The goal of gradient descent is usually to minimize the loss function for a machine learning problem. A good algorithm finds the minimum fast and reliably well (i.e. it doesn’t get stuck in local minima, saddle points, or plateau regions, but rather goes for the global minimum).

The basic gradient descent algorithm follows the idea that the opposite direction of the gradient points to where the lower area is. So it iteratively takes steps in the opposite directions of the gradients.

![Gradient Descent Algorithm](images\gradient_descent.gif "Gradient Descent Algorithm")

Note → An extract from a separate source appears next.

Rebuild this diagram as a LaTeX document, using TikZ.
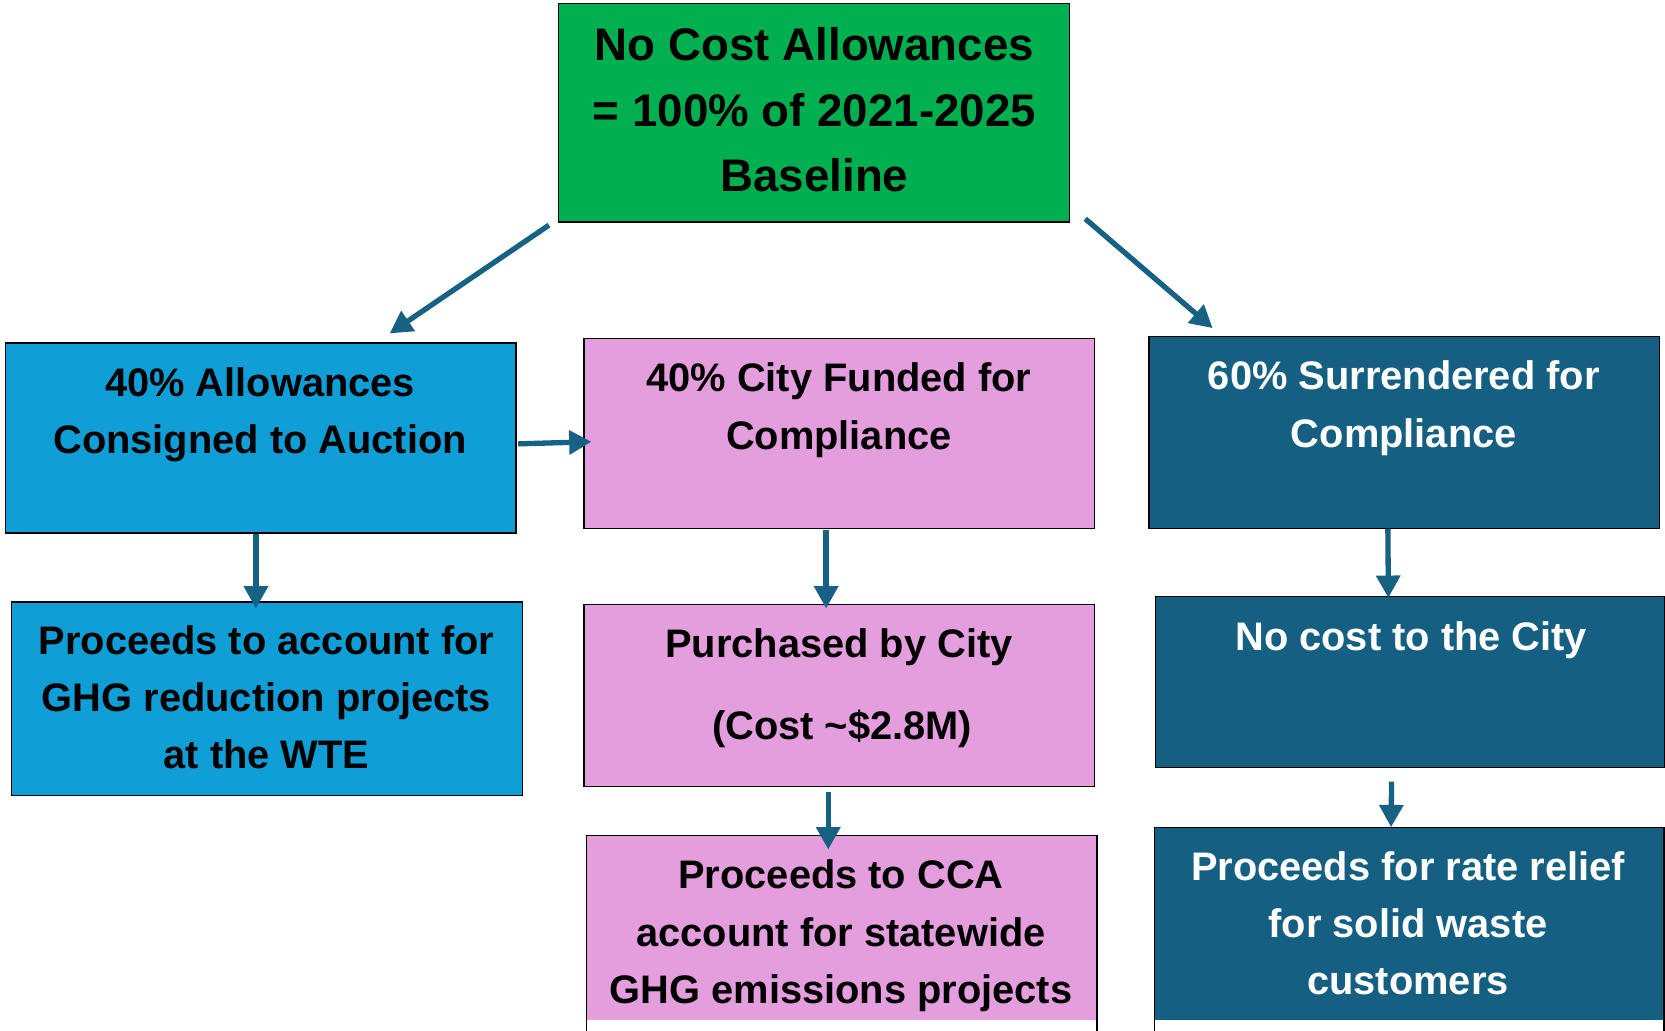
\documentclass[tikz,border=0pt]{standalone}
\usepackage{fontspec}
\setmainfont{Liberation Sans}
\usetikzlibrary{arrows.meta,calc}
\definecolor{cgreen}{HTML}{00B050}
\definecolor{clblue}{HTML}{0F9ED5}
\definecolor{cpink}{HTML}{E49EDD}
\definecolor{cdblue}{HTML}{156082}
\definecolor{carrow}{HTML}{176185}
\tikzset{
  box/.style={draw=black, line width=1.2pt, inner sep=0pt, outer sep=0pt, anchor=north west},
  bigtxt/.style={anchor=base, inner sep=0pt, font=\fontsize{43}{50}\selectfont\bfseries},
  txt/.style={anchor=base, inner sep=0pt, font=\fontsize{37.5}{43}\selectfont\bfseries},
  wtxt/.style={txt, text=white},
  conn/.style={draw=carrow, line width=5pt, -{Triangle[length=21pt,width=22pt]}},
}
\begin{document}
\begin{tikzpicture}[x=1pt,y=-1pt]
\useasboundingbox (0,0) rectangle (1568,970);
\clip (0,0) rectangle (1568,970);
% boxes
\node[box, fill=cgreen, minimum width=481pt, minimum height=206pt] (top) at (526,3) {};
\node[box, fill=clblue, minimum width=481pt, minimum height=179pt] (A) at (5,323) {};
\node[box, fill=cpink, minimum width=481pt, minimum height=179pt] (B) at (550,319) {};
\node[box, fill=cdblue, minimum width=481pt, minimum height=181pt] (C) at (1082,317) {};
\node[box, fill=clblue, minimum width=481pt, minimum height=182pt] (D) at (11,567) {};
\node[box, fill=cpink, minimum width=481pt, minimum height=172pt] (E) at (550,569) {};
\node[box, fill=cdblue, minimum width=480pt, minimum height=161pt] (F) at (1088,562) {};
\node[box, fill=white, minimum width=481pt, minimum height=200pt,
  path picture={\fill[cpink] (path picture bounding box.north west) rectangle ($(path picture bounding box.north east)+(0,174)$);}] (G) at (552,787) {};
\node[box, fill=white, minimum width=480pt, minimum height=200pt,
  path picture={\fill[cdblue] (path picture bounding box.north west) rectangle ($(path picture bounding box.north east)+(0,182)$);}] (H) at (1087,779) {};
% texts
\node[bigtxt] (top1) at (767,57) {No Cost Allowances};
\node[bigtxt] (top2) at (767,119) {= 100\% of 2021-2025};
\node[bigtxt] (top3) at (767,180) {Baseline};
\node[txt] (A1) at (245,373) {40\% Allowances};
\node[txt] (A2) at (245,427) {Consigned to Auction};
\node[txt] (B1) at (790,369) {40\% City Funded for};
\node[txt] (B2) at (790,423) {Compliance};
\node[wtxt] (C1) at (1322,367) {60\% Surrendered for};
\node[wtxt] (C2) at (1322,421) {Compliance};
\node[txt] (D1) at (251,616) {Proceeds to account for};
\node[txt] (D2) at (251,670) {GHG reduction projects};
\node[txt] (D3) at (251,724) {at the WTE};
\node[txt] (E1) at (790,619) {Purchased by City};
\node[txt] (E2) at (793,696) {(Cost \textasciitilde\$2.8M)};
\node[wtxt] (F1) at (1329,613) {No cost to the City};
\node[txt] (G1) at (792,837) {Proceeds to CCA};
\node[txt] (G2) at (792,891) {account for statewide};
\node[txt] (G3) at (792,945) {GHG emissions projects};
\node[wtxt] (H1) at (1326,829) {Proceeds for rate relief};
\node[wtxt] (H2) at (1326,883) {for solid waste};
\node[wtxt] (H3) at (1326,937) {customers};
% connectors
\draw[conn] ($(top.south west)+(-9,3)$) -- ($(A.north)+(121.5,-9)$);
\draw[conn] ($(top.south east)+(15,-3)$) -- ($(C.north west)+(60,-8)$);
\draw[conn] ($(A.east)+(2,5.5)$) -- ($(B.west)+(7,7.5)$);
\draw[conn] ($(A.south)+(-4.5,1)$) -- ($(D.north)+(-10.5,6)$);
\draw[conn] ($(B.south)+(-12.5,1)$) -- ($(E.north)+(-12.5,4)$);
\draw[conn] ($(C.south)+(-15.5,0)$) -- ($(F.north)+(-20.5,1)$);
\draw[conn] ($(E.south)+(-10.5,5)$) -- ($(G.north)+(-12.5,13)$);
\draw[conn] ($(F.south)+(-17.5,13)$) -- ($(H.north)+(-17,0)$);
\end{tikzpicture}
\end{document}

As human perception is limited to 3 dimensions, in all our visualizations, imagine we only have two parameters (or thetas) to optimize, and they are represented by the $x$ and $y$ dimensions in the graph. The surface is the loss function. We want to find the ($x$, $y$) combination that’s at the lowest point of the surface. The problem is trivial to us because we can see the whole surface. But the ball (the descent algorithm) doesn’t; it can only take one step at a time and explore its surroundings, analogous to walking in the dark with only a flashlight.


# Momentum Algorithm
---

The gradient descent with momentum algorithm (or Momentum for short) borrows the idea from physics. Imagine rolling down a ball inside of a frictionless bowl. Instead of stopping at the bottom, the momentum it has accumulated pushes it forward, and the ball keeps rolling back and forth.

![Momentum Algorithm](images\momentum.gif "Momentum Algorithm")

We can apply the concept of momentum to our vanilla gradient descent algorithm. In each step, in addition to the regular gradient, it also adds on the movement from the previous step.